Back Game, set, match: Bill Gates names String Theory one of his five books of the year

One of Library of America’s highest-profile releases of 2016 received an additional, unexpected boost yesterday when philanthropist Bill Gates named String Theory: David Foster Wallace on Tennis one of his five favorite books of 2016.

The plug appeared on Gate’s personal blog, Gates Notes, at the top of a short but eclectic list that also includes a memoir by sneaker magnate Phil Knight and The Gene by Pulitzer Prize-winning physician Siddhartha Mukherjee. All of the books, Gates writes, “dropped me down a rabbit hole of unexpected insights and pleasures.”

The Microsoft co-founder tells his audience that String Theory “has nothing to do with physics, but its title will make you look super smart if you’re reading it on a train or plane. . . . . You don’t have to play or even watch tennis to love this book. The late author wielded a pen as skillfully as Roger Federer wields a tennis racket. Here, as in his other brilliant works, Wallace found mind-blowing ways of bending language like a metal spoon.”

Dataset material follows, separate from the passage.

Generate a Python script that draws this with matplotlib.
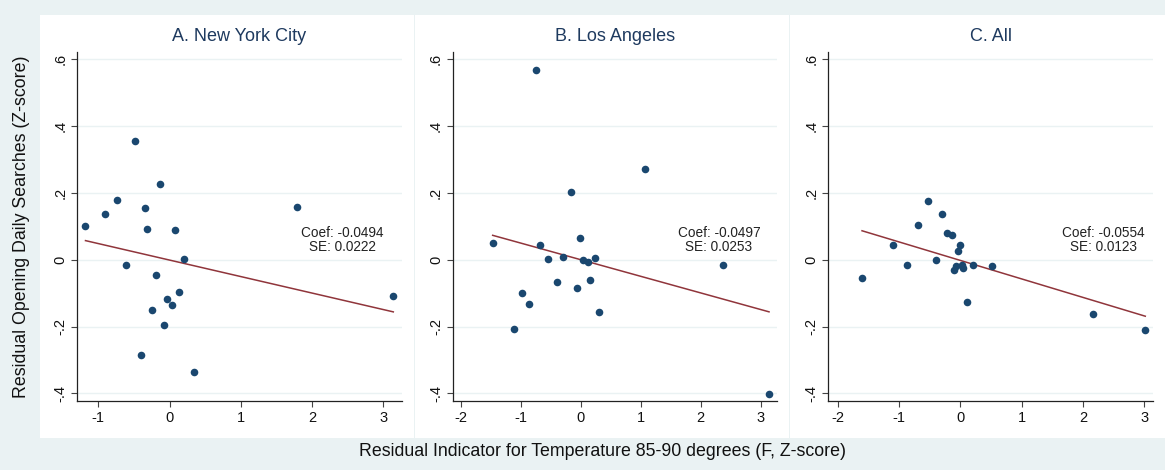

Gates also shared his recommendations via a short animated video, which you can watch below:

The Gates boost follows an earlier wave of year-end acclaim for String Theory. The San Francisco Chronicle included it in its 2016 holiday gift books guide, and in a similar list in the Wall Street Journal, Will Leitch argued that Wallace’s tennis essays “make just about everything else written about sports, before or since, seem facile.”